> **Given task**: Nothing beyond the line containing "[panel] (pd) at" is to be printed; print exactly each line from the start of the records below through that line, leaving out pictures.
───── Information provided ─────
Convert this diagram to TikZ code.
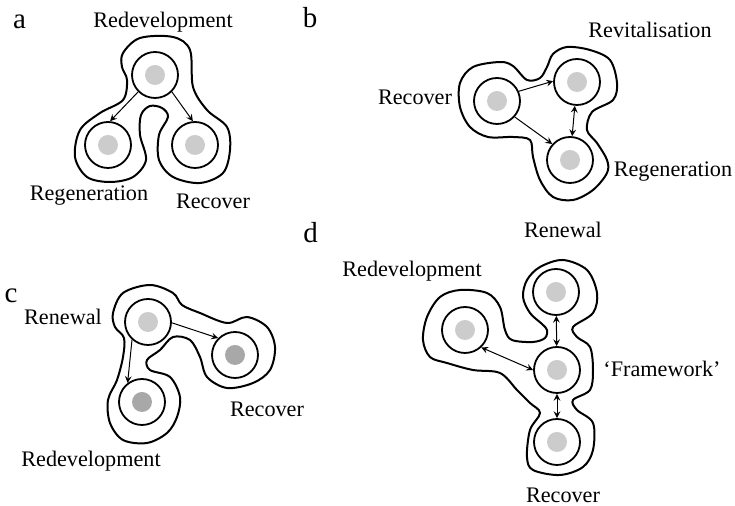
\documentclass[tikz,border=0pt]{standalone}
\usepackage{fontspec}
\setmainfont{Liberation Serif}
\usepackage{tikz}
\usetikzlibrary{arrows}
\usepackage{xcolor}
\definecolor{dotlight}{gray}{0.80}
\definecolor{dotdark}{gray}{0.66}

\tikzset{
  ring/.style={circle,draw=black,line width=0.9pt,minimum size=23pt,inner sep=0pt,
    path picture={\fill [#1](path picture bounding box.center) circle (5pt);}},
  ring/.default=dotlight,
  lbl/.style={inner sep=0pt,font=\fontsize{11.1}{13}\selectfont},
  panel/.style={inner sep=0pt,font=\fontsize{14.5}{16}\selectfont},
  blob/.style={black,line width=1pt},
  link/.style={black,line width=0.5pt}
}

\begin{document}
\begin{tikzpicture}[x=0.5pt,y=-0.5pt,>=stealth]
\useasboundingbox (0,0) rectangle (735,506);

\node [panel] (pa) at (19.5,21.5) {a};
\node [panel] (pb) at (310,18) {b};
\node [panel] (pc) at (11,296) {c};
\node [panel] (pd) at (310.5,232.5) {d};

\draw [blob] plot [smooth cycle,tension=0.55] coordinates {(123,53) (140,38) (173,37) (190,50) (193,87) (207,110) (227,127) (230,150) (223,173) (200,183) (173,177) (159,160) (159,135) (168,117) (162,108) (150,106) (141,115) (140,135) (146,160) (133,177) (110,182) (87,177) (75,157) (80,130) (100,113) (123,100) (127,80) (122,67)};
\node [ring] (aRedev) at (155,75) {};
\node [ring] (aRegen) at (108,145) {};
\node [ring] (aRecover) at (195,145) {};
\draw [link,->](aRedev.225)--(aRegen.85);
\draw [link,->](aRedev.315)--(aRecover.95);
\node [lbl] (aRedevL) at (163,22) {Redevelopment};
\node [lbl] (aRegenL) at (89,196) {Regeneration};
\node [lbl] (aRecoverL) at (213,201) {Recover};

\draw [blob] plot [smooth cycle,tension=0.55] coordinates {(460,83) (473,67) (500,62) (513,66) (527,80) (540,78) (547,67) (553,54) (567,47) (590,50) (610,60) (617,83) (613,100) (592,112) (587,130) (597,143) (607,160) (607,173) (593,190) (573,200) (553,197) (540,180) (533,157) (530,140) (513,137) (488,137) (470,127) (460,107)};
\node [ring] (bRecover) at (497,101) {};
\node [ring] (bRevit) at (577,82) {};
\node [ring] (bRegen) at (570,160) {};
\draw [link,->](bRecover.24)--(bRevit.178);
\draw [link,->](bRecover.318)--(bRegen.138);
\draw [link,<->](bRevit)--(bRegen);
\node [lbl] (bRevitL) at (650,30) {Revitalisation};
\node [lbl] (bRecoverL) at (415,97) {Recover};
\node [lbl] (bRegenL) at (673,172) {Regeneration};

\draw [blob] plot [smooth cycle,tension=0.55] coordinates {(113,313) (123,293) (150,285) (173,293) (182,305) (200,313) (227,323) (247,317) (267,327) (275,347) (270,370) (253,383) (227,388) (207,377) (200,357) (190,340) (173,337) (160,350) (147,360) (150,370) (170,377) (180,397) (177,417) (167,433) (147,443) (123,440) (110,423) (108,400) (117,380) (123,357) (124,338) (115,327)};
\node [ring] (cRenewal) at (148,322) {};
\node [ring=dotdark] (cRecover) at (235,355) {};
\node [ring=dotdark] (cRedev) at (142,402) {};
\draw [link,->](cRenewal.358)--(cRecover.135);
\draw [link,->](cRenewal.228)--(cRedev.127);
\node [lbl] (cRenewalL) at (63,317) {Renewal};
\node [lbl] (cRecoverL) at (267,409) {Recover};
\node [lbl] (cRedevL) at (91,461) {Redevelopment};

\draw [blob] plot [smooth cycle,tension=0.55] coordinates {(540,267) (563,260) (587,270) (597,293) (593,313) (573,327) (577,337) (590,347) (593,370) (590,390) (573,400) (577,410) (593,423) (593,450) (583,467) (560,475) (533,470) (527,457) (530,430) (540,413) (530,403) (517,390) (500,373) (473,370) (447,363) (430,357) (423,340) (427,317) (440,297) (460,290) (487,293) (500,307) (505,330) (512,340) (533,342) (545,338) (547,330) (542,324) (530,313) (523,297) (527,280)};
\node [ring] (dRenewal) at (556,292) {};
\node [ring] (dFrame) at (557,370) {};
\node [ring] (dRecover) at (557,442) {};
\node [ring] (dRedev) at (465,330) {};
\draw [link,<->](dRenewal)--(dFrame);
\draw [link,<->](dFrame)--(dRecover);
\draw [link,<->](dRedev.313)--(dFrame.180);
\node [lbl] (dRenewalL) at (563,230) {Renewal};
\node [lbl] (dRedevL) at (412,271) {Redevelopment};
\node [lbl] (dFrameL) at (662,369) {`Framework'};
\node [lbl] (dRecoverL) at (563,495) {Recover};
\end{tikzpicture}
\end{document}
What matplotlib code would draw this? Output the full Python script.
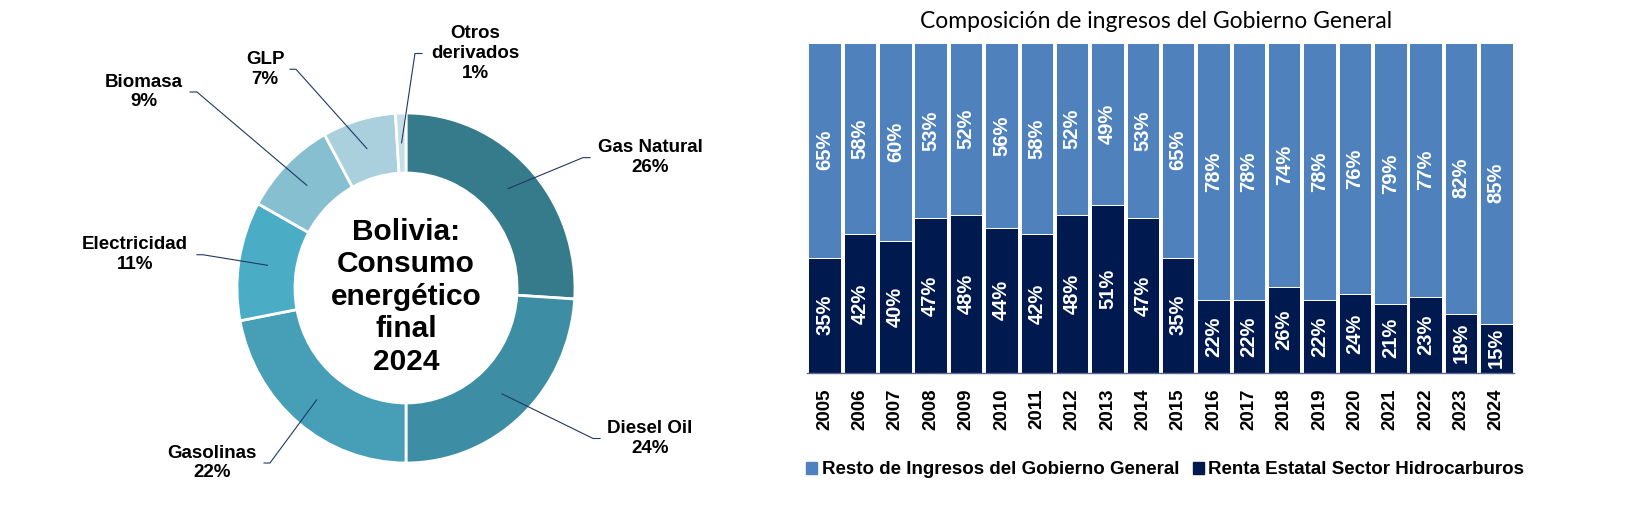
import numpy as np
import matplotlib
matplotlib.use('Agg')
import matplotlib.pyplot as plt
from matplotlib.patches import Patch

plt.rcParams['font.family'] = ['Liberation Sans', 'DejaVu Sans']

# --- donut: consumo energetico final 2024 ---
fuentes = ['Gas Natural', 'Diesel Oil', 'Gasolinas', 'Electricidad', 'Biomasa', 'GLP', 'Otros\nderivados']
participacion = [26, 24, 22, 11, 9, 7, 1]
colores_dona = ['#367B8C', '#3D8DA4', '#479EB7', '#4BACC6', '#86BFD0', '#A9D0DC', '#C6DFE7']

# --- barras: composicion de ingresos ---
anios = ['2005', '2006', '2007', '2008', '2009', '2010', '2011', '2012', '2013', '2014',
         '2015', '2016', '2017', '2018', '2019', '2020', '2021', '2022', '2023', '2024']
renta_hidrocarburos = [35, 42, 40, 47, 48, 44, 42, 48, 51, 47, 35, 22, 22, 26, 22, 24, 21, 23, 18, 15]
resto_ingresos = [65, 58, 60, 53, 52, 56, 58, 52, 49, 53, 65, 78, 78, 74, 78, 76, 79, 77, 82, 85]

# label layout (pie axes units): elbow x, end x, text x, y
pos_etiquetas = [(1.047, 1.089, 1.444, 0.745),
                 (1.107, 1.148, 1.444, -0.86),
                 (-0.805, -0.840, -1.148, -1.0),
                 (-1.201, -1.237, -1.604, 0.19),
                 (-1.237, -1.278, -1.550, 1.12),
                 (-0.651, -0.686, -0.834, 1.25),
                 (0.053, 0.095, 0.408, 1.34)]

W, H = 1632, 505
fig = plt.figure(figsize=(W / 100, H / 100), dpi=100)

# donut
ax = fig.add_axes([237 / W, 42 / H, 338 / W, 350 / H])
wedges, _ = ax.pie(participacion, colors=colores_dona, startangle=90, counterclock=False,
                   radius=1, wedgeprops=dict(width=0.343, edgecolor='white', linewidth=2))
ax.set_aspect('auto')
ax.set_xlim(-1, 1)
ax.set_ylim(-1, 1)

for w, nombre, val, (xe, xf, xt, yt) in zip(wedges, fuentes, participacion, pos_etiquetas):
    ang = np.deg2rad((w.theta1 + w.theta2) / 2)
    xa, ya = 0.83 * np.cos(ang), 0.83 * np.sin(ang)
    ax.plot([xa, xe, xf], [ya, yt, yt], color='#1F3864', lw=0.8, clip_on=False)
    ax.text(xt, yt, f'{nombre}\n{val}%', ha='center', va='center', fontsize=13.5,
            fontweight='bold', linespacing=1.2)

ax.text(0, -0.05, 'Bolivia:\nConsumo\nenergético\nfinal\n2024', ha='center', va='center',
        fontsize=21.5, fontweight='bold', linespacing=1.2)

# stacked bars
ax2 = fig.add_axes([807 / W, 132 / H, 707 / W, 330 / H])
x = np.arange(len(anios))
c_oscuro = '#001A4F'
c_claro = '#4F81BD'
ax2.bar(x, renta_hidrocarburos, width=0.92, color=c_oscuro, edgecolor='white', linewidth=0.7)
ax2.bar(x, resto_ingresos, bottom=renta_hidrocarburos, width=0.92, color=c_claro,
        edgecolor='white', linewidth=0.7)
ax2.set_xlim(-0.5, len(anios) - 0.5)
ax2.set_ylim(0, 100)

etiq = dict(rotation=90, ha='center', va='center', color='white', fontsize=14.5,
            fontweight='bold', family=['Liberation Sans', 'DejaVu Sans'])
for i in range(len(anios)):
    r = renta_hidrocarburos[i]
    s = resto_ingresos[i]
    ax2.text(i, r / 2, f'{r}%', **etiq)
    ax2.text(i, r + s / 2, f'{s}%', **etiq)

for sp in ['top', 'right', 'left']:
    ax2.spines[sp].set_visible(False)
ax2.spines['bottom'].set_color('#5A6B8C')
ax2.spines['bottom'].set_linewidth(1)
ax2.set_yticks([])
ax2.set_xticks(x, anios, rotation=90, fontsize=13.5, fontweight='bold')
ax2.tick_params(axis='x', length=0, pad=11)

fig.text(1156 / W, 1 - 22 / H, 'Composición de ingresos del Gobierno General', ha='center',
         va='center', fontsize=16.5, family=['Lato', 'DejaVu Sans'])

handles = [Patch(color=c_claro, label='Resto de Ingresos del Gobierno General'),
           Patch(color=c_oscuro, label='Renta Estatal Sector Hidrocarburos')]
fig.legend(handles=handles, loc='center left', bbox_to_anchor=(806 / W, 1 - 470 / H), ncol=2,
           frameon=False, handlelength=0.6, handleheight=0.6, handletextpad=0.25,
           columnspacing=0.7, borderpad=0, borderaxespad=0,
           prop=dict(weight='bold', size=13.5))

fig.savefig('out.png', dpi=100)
─────
> **Task answer**:
Convert this diagram to TikZ code.
\documentclass[tikz,border=0pt]{standalone}
\usepackage{fontspec}
\setmainfont{Liberation Serif}
\usepackage{tikz}
\usetikzlibrary{arrows}
\usepackage{xcolor}
\definecolor{dotlight}{gray}{0.80}
\definecolor{dotdark}{gray}{0.66}

\tikzset{
  ring/.style={circle,draw=black,line width=0.9pt,minimum size=23pt,inner sep=0pt,
    path picture={\fill [#1](path picture bounding box.center) circle (5pt);}},
  ring/.default=dotlight,
  lbl/.style={inner sep=0pt,font=\fontsize{11.1}{13}\selectfont},
  panel/.style={inner sep=0pt,font=\fontsize{14.5}{16}\selectfont},
  blob/.style={black,line width=1pt},
  link/.style={black,line width=0.5pt}
}

\begin{document}
\begin{tikzpicture}[x=0.5pt,y=-0.5pt,>=stealth]
\useasboundingbox (0,0) rectangle (735,506);

\node [panel] (pa) at (19.5,21.5) {a};
\node [panel] (pb) at (310,18) {b};
\node [panel] (pc) at (11,296) {c};
\node [panel] (pd) at (310.5,232.5) {d};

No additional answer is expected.